Recuerdo que en 2011 conocí a una alumna sonorense del Tec de Monterrey. Se había dado de baja por la violencia y regresado a Hermosillo a esperar cómo se desarrollaban los acontecimientos. Al comentarlo con los docentes de esta universidad, me confirman que en esa época descendió al menos en un 50% la matrícula. El éxodo fue impactante.
Y es que según fuentes del INEGI, sólo en 2010, más de 76 mil personas abandonaron Monterrey, la mayoría perteneciente a la clase empresarial.

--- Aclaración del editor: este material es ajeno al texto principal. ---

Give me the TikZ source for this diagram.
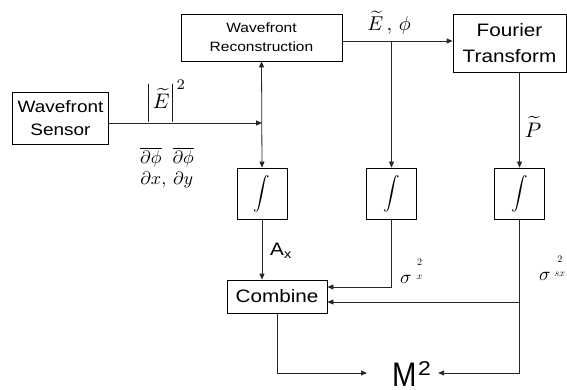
\documentclass[tikz,border=0pt]{standalone}
\usepackage{graphicx}
\usepackage{fontspec}
\setmainfont{Liberation Sans}[FakeStretch=1.15]
\usetikzlibrary{arrows.meta}
\begin{document}
\begin{tikzpicture}[x=1pt,y=-1pt,
  box/.style={draw, line width=0.8pt, inner sep=0pt, align=center},
  conn/.style={line width=0.8pt, draw=black!85},
  arr/.style={conn, -{Triangle[length=6pt,width=5pt]}},
  darr/.style={conn, {Triangle[length=6pt,width=5pt]}-{Triangle[length=6pt,width=5pt]}},
  lbl/.style={inner sep=0pt},
  intbox/.style={box, minimum width=50pt, minimum height=51pt}]
\useasboundingbox (0,0) rectangle (567,390);

% boxes
\node[box, minimum width=161pt, minimum height=47pt, font=\fontsize{13.5}{19}\selectfont] (recon) at (261.5,37.5) {Wavefront\\Reconstruction};
\node[box, minimum width=113pt, minimum height=58pt, font=\fontsize{18}{26}\selectfont] (ft) at (509.5,43) {Fourier\\Transform};
\node[box, minimum width=96pt, minimum height=52pt, font=\fontsize{16.5}{23}\selectfont] (sensor) at (60.5,118.5) {Wavefront\\Sensor};
\node[intbox] (int1) at (262,193.5) {\scalebox{1.65}{$\displaystyle\int$}};
\node[intbox] (int2) at (391.5,193.5) {\scalebox{1.65}{$\displaystyle\int$}};
\node[intbox] (int3) at (519.5,193.5) {\scalebox{1.65}{$\displaystyle\int$}};
\node[box, minimum width=100pt, minimum height=33pt, font=\fontsize{18}{20}\selectfont] (comb) at (277,296.5) {Combine};
\node[lbl, inner xsep=7pt, anchor=base west] (m2) at (385,386) {\fontsize{34}{36}\selectfont\scalebox{0.75}[1]{M}\hspace{1.5pt}\raisebox{10.3pt}{\fontsize{20}{22}\selectfont 2}};

% labels
\node[lbl] (e2) at (166,101) {\scalebox{2.1}{$\left|\widetilde{E}\right|^2$}};
\node[lbl] (dphi) at (167,169) {\scalebox{1.8}{$\begin{array}[b]{@{}c@{}}\overline{\partial\phi}\\ \partial x\end{array},\,\begin{array}[b]{@{}c@{}}\overline{\partial\phi}\\ \partial y\end{array}$}};
\node[lbl] (ephi) at (389,23) {\scalebox{2}{$\widetilde{E}\,,\,\phi$}};
\node[lbl] (pt) at (533,127) {\scalebox{2.1}{$\widetilde{P}$}};
\node[lbl, font=\fontsize{18}{20}\selectfont] (ax) at (281,251) {A\textsubscript{x}};
\node[lbl, anchor=base west] (sx) at (400,283) {\scalebox{1.9}{$\sigma$}\hspace{5pt}\raisebox{11pt}{\fontsize{10}{14.5}\selectfont\begin{tabular}{@{}c@{}}$2$\\$x$\end{tabular}}};
\node[lbl, anchor=base west] (ssx) at (539,280) {\scalebox{1.9}{$\sigma$}\hspace{4pt}\raisebox{10.5pt}{\fontsize{10}{14}\selectfont\begin{tabular}{@{}c@{}}$2$\\$sx$\end{tabular}}};

% connectors
\coordinate (j) at (262,123);
\draw[arr] ([yshift=-4.5pt]sensor.east) -- (j);
\draw[darr] (recon.south) -- (int1.north);
\coordinate (rb) at ([yshift=-3.5pt]recon.east);
\draw[arr] (rb) -- (rb -| ft.west);
\draw[arr] (rb -| int2.north) -- (int2.north);
\draw[arr] (int3.north |- ft.south) -- (int3.north);
\draw[arr] (int1.south) -- (int1.south |- comb.north);
\draw[arr] (int2.south) |- ([yshift=9.5pt]comb.east);
\coordinate (c3) at ([yshift=-5.5pt]comb.east);
\draw[arr] (int3.south |- c3) -- (c3);
\coordinate (mr) at (m2.east |- 0,373);
\coordinate (ml) at ([xshift=-18pt]m2.west |- 0,373);
\draw[arr] (int3.south) |- (mr);
\draw[arr] (comb.south) |- (ml);
\end{tikzpicture}
\end{document}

Hay que resaltar que la descripción que realiza Sanjuana Martínez en La frontera del narco del centro de la ciudad en 2011, hoy contrasta con los esfuerzos que hacen sus habitantes por restaurarla. Una de las estrategias ha sido la de abrir centros culturales independientes, iniciativas ciudadanas de gran valía. Al menos seis se pueden contar, ninguno tiene más de dos años, ninguno cuenta con apoyos gubernamentales; se trata de ciudadanos en la reconquista de los espacios públicos.
Hablando con algunos de los integrantes de dos de estas iniciativas (Biblionautas y Olarte), me cuentan que en la época de la violencia nadie se atrevía a quedarse en el centro de la ciudad después de las nueve de la noche. Que grupos armados campaban por las calles y plazas mientras los ciudadanos se encerraban en sus casas aterrorizados.

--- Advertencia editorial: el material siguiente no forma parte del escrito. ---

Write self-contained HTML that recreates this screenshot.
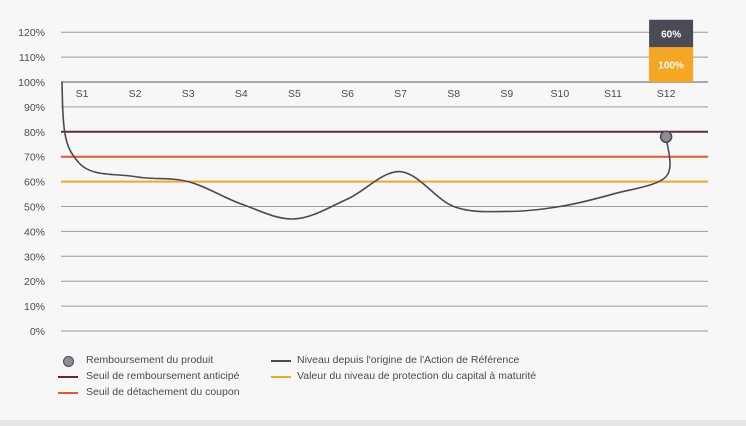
<!DOCTYPE html>
<html><head><meta charset="utf-8"><style>
body{margin:0;background:#f7f7f7;font-family:"Liberation Sans",sans-serif;}
#wrap{position:relative;width:746px;height:426px;background:#f7f7f7;overflow:hidden}
#strip{position:absolute;left:0;top:420px;width:746px;height:6px;background:#e6e6e6}
.leg{position:absolute;font-size:10.5px;color:#4a4a55;white-space:nowrap}
.sw{position:absolute;width:20px;height:2px}
</style></head><body>
<div id="wrap">
<svg id="chart" width="746" height="426"></svg>
<div class="leg" style="left:62px;top:354px"><span style="position:absolute;left:1px;top:2px;width:9px;height:9px;border-radius:50%;background:#8d8d93;border:1.5px solid #4a4a55"></span><span style="position:absolute;left:24px">Remboursement du produit</span></div>
<div class="leg" style="left:62px;top:370px"><span class="sw" style="left:-4px;top:6px;background:#6b2a33"></span><span style="position:absolute;left:24px">Seuil de remboursement anticipé</span></div>
<div class="leg" style="left:62px;top:386px"><span class="sw" style="left:-4px;top:6px;background:#e8582a"></span><span style="position:absolute;left:24px">Seuil de détachement du coupon</span></div>
<div class="leg" style="left:275px;top:354px"><span class="sw" style="left:-4px;top:6px;background:#4a4a55"></span><span style="position:absolute;left:22px">Niveau depuis l'origine de l'Action de Référence</span></div>
<div class="leg" style="left:275px;top:370px"><span class="sw" style="left:-4px;top:6px;background:#f5a623"></span><span style="position:absolute;left:22px">Valeur du niveau de protection du capital à maturité</span></div>
<div id="strip"></div>
</div>
<script>
const categories=["S1","S2","S3","S4","S5","S6","S7","S8","S9","S10","S11","S12"];
const yTicks=[0,10,20,30,40,50,60,70,80,90,100,110,120];
const levelValues=[68,62,60,51,45,53,64,50,48,50,55,62];
const startValue=100;
const redemptionValue=78;
const thresholds=[80,70,60];
const thresholdColors=["#6b2a33","#e8582a","#f5a623"];
const barValues=[14,11];
const barLabels=["100%","60%"];
const NS="http://www.w3.org/2000/svg";
const svg=document.getElementById("chart");
const X0=61,X1=708;
function y(v){return 331-v*(249/100);}
function x(i){return 82+i*53.1;}
function el(t,a){const e=document.createElementNS(NS,t);for(const k in a)e.setAttribute(k,a[k]);svg.appendChild(e);return e;}
yTicks.forEach(t=>{
 const l=el("line",{x1:X0,x2:X1,y1:y(t),y2:y(t),stroke:t===100?"#a8a8a8":"#9a9a9a","stroke-width":t===100?2:1});
 
 
 const tx=el("text",{x:45,y:y(t)+4,"text-anchor":"end","font-size":"10.5",fill:"#4a4a55"});
 tx.textContent=t+"%";
 
 
});
categories.forEach((c,i)=>{
 const tx=el("text",{x:x(i),y:y(100)+15,"text-anchor":"middle","font-size":"10.5",fill:"#4a4a55"});
 tx.textContent=c;
 
 
});
thresholds.forEach((t,i)=>{
 const l=el("line",{x1:X0,x2:X1,y1:y(t),y2:y(t),stroke:thresholdColors[i],"stroke-width":2});
 
 
});
// bar at S12
let base=100;const bc=["#f5a623","#4a4b55"];
barValues.forEach((v,i)=>{
 const r=el("rect",{x:x(11)-17,width:44,y:y(base+v),height:y(base)-y(base+v),fill:bc[i]});
 
 
 const tx=el("text",{x:x(11)+5,y:(y(base)+y(base+v))/2+4,"text-anchor":"middle","font-size":"10","font-weight":"bold",fill:"#fff"});
 tx.textContent=barLabels[i];
 
 
 base+=v;
});
// level curve
const pts=[[X0+1,y(startValue)]].concat(levelValues.map((v,i)=>[x(i)+(i===0?-4:0),y(v)]));
pts.push([x(11),y(redemptionValue)]);
let d="M"+pts[0][0]+","+pts[0][1];
for(let i=0;i<pts.length-1;i++){
 const p0=pts[Math.max(0,i-1)],p1=pts[i],p2=pts[i+1],p3=pts[Math.min(pts.length-1,i+2)];
 const c1=[p1[0]+(p2[0]-p0[0])/6,p1[1]+(p2[1]-p0[1])/6];
 const c2=[p2[0]-(p3[0]-p1[0])/6,p2[1]-(p3[1]-p1[1])/6];
 if(i===0){c1[0]=p1[0]+1;c1[1]=p1[1]+50;c2[0]=p2[0]-14;}
 d+=` C${c1[0]},${c1[1]} ${c2[0]},${c2[1]} ${p2[0]},${p2[1]}`;
}
const path=el("path",{d:d,fill:"none",stroke:"#4a4a55","stroke-width":1.6});


const dot=el("circle",{cx:x(11),cy:y(redemptionValue),r:5.5,fill:"#8d8d93",stroke:"#4a4a55","stroke-width":1.5});


</script>
</body></html>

Hoy en día, pueden organizar eventos que duran más allá de la medianoche y trabajar con relativa tranquilidad.
Hoy en día, el Tec de Monterrey organiza una de las ferias del libro más importantes del país y la Universidad Autónoma de Nuevo León organiza otra, cuyo programa cultural es de alto contenido. Este año Francia fue el país invitado y el premio Nobel de Literatura J. M. G. Le Clézio, uno de los participantes estrella.
Pero también, hoy en día las empresas de seguridad privada siguen haciendo su agosto en la Sultana, pues cerradas, fraccionamientos y calles son búnkeres blindados contra cualquier posible amenaza.
En Monterrey no se puede bromear con el tema de la violencia, el miedo y la paranoia están presentes.
Y cómo no, si recientemente el investigador en seguridad Steven Dudley advirtió en un análisis del tema, que aunque el nivel de violencia se ha reducido significativamente en los dos últimos años en Nuevo León, no significa que la agrupación de los Zetas ya no opere en la zona.
«Los que dicen que los Zetas están siendo expulsados de Monterrey parecen estar subestimando la naturaleza de este grupo y lo que ello representa. Los Zetas, al final, son sofisticados y sin rumbo; son una combinación de pensadores estratégicos y de especuladores sin noción de futuro.
«La confusa composición naturaleza y modus operandi de este grupo mantiene a las autoridades y analistas adivinando hacia dónde se dirige y qué forma va a tomar (…) el hecho de poner a los Zetas en el panteón criminal refleja más cómo queremos verlos, y no lo que realmente son».